- GIVEN DATA
+++++

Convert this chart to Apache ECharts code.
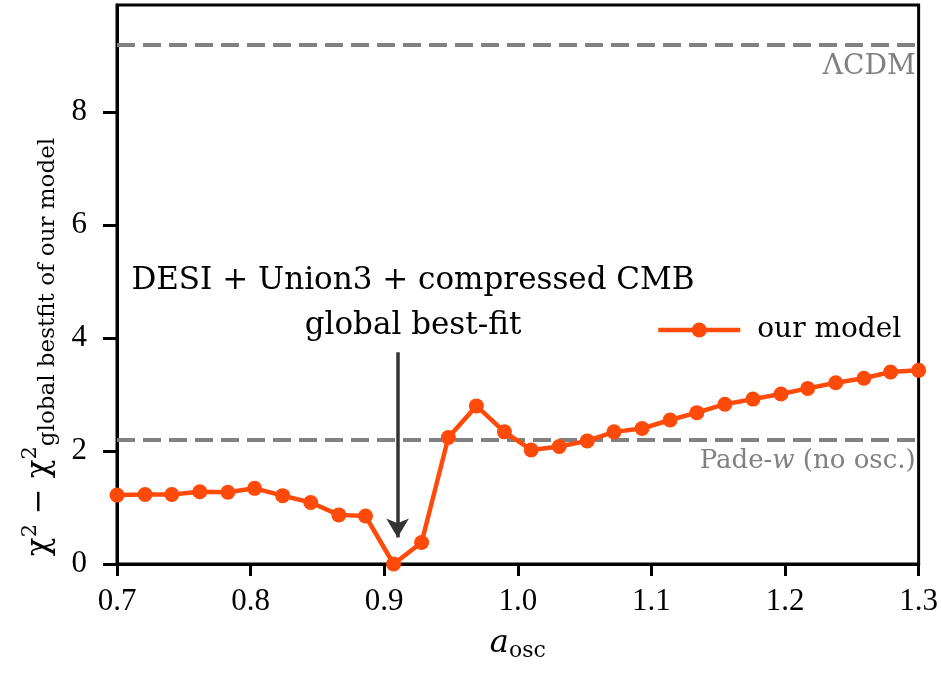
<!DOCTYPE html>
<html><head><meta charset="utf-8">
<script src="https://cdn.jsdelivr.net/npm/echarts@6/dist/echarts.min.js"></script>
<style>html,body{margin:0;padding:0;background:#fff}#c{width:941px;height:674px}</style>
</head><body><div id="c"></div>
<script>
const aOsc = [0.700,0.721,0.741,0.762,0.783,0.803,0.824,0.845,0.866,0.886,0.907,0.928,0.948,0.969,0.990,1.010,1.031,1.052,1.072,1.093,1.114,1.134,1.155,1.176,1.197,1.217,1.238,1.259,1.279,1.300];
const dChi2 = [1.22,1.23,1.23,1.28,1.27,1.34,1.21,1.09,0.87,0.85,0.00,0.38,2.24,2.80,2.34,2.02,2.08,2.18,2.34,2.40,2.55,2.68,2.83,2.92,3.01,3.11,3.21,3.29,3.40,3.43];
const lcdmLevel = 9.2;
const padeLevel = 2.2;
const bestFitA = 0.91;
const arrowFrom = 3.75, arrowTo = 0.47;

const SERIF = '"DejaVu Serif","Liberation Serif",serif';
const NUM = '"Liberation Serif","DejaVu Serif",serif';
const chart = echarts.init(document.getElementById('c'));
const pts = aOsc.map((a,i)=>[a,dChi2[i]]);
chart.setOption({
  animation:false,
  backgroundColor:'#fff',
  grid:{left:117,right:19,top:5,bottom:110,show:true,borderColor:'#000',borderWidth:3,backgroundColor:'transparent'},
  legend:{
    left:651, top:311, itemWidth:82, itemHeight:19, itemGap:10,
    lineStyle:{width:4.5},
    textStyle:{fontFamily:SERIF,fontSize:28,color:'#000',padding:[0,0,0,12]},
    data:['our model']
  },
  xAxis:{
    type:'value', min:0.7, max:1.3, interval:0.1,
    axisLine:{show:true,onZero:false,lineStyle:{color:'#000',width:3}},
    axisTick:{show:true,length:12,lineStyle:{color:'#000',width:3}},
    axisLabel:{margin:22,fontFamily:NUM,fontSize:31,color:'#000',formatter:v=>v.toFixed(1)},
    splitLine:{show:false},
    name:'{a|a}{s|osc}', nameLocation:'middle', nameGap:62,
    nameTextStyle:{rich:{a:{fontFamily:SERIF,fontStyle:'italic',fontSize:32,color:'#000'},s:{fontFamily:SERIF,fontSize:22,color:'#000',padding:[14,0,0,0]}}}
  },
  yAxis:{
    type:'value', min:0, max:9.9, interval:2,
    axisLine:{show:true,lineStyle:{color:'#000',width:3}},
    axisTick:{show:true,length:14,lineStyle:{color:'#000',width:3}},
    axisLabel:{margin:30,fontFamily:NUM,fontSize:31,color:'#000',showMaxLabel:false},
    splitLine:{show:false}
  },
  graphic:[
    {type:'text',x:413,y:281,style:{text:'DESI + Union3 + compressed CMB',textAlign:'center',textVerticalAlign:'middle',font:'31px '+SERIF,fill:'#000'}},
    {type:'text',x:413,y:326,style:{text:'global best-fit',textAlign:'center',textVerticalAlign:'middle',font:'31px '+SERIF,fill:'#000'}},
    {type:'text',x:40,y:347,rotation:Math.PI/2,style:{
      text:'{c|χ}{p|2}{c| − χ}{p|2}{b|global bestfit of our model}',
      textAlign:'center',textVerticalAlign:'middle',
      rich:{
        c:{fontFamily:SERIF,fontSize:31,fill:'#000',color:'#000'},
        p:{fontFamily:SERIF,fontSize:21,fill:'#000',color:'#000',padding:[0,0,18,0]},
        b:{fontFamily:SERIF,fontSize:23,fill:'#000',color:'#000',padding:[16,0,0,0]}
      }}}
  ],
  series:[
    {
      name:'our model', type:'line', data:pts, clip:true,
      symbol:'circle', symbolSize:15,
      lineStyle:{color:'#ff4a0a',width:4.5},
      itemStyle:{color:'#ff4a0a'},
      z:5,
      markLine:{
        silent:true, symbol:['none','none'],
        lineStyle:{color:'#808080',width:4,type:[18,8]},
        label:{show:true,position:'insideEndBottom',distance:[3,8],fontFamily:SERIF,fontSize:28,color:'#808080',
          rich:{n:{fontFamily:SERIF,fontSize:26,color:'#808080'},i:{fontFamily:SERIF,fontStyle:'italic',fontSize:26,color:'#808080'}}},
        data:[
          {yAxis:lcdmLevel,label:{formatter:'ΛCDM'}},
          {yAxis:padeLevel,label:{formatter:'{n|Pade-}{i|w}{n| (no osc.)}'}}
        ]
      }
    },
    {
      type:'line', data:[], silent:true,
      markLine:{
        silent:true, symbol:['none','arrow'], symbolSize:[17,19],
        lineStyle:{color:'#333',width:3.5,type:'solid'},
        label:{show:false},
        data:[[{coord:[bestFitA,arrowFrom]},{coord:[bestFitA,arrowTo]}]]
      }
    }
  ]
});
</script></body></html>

+++++

- EXERCISE DETAILS
Leaving out the pictures, repeat the data above exactly.

- WRITTEN ANSWER
Convert this chart to Apache ECharts code.
<!DOCTYPE html>
<html><head><meta charset="utf-8">
<script src="https://cdn.jsdelivr.net/npm/echarts@6/dist/echarts.min.js"></script>
<style>html,body{margin:0;padding:0;background:#fff}#c{width:941px;height:674px}</style>
</head><body><div id="c"></div>
<script>
const aOsc = [0.700,0.721,0.741,0.762,0.783,0.803,0.824,0.845,0.866,0.886,0.907,0.928,0.948,0.969,0.990,1.010,1.031,1.052,1.072,1.093,1.114,1.134,1.155,1.176,1.197,1.217,1.238,1.259,1.279,1.300];
const dChi2 = [1.22,1.23,1.23,1.28,1.27,1.34,1.21,1.09,0.87,0.85,0.00,0.38,2.24,2.80,2.34,2.02,2.08,2.18,2.34,2.40,2.55,2.68,2.83,2.92,3.01,3.11,3.21,3.29,3.40,3.43];
const lcdmLevel = 9.2;
const padeLevel = 2.2;
const bestFitA = 0.91;
const arrowFrom = 3.75, arrowTo = 0.47;

const SERIF = '"DejaVu Serif","Liberation Serif",serif';
const NUM = '"Liberation Serif","DejaVu Serif",serif';
const chart = echarts.init(document.getElementById('c'));
const pts = aOsc.map((a,i)=>[a,dChi2[i]]);
chart.setOption({
  animation:false,
  backgroundColor:'#fff',
  grid:{left:117,right:19,top:5,bottom:110,show:true,borderColor:'#000',borderWidth:3,backgroundColor:'transparent'},
  legend:{
    left:651, top:311, itemWidth:82, itemHeight:19, itemGap:10,
    lineStyle:{width:4.5},
    textStyle:{fontFamily:SERIF,fontSize:28,color:'#000',padding:[0,0,0,12]},
    data:['our model']
  },
  xAxis:{
    type:'value', min:0.7, max:1.3, interval:0.1,
    axisLine:{show:true,onZero:false,lineStyle:{color:'#000',width:3}},
    axisTick:{show:true,length:12,lineStyle:{color:'#000',width:3}},
    axisLabel:{margin:22,fontFamily:NUM,fontSize:31,color:'#000',formatter:v=>v.toFixed(1)},
    splitLine:{show:false},
    name:'{a|a}{s|osc}', nameLocation:'middle', nameGap:62,
    nameTextStyle:{rich:{a:{fontFamily:SERIF,fontStyle:'italic',fontSize:32,color:'#000'},s:{fontFamily:SERIF,fontSize:22,color:'#000',padding:[14,0,0,0]}}}
  },
  yAxis:{
    type:'value', min:0, max:9.9, interval:2,
    axisLine:{show:true,lineStyle:{color:'#000',width:3}},
    axisTick:{show:true,length:14,lineStyle:{color:'#000',width:3}},
    axisLabel:{margin:30,fontFamily:NUM,fontSize:31,color:'#000',showMaxLabel:false},
    splitLine:{show:false}
  },
  graphic:[
    {type:'text',x:413,y:281,style:{text:'DESI + Union3 + compressed CMB',textAlign:'center',textVerticalAlign:'middle',font:'31px '+SERIF,fill:'#000'}},
    {type:'text',x:413,y:326,style:{text:'global best-fit',textAlign:'center',textVerticalAlign:'middle',font:'31px '+SERIF,fill:'#000'}},
    {type:'text',x:40,y:347,rotation:Math.PI/2,style:{
      text:'{c|χ}{p|2}{c| − χ}{p|2}{b|global bestfit of our model}',
      textAlign:'center',textVerticalAlign:'middle',
      rich:{
        c:{fontFamily:SERIF,fontSize:31,fill:'#000',color:'#000'},
        p:{fontFamily:SERIF,fontSize:21,fill:'#000',color:'#000',padding:[0,0,18,0]},
        b:{fontFamily:SERIF,fontSize:23,fill:'#000',color:'#000',padding:[16,0,0,0]}
      }}}
  ],
  series:[
    {
      name:'our model', type:'line', data:pts, clip:true,
      symbol:'circle', symbolSize:15,
      lineStyle:{color:'#ff4a0a',width:4.5},
      itemStyle:{color:'#ff4a0a'},
      z:5,
      markLine:{
        silent:true, symbol:['none','none'],
        lineStyle:{color:'#808080',width:4,type:[18,8]},
        label:{show:true,position:'insideEndBottom',distance:[3,8],fontFamily:SERIF,fontSize:28,color:'#808080',
          rich:{n:{fontFamily:SERIF,fontSize:26,color:'#808080'},i:{fontFamily:SERIF,fontStyle:'italic',fontSize:26,color:'#808080'}}},
        data:[
          {yAxis:lcdmLevel,label:{formatter:'ΛCDM'}},
          {yAxis:padeLevel,label:{formatter:'{n|Pade-}{i|w}{n| (no osc.)}'}}
        ]
      }
    },
    {
      type:'line', data:[], silent:true,
      markLine:{
        silent:true, symbol:['none','arrow'], symbolSize:[17,19],
        lineStyle:{color:'#333',width:3.5,type:'solid'},
        label:{show:false},
        data:[[{coord:[bestFitA,arrowFrom]},{coord:[bestFitA,arrowTo]}]]
      }
    }
  ]
});
</script></body></html>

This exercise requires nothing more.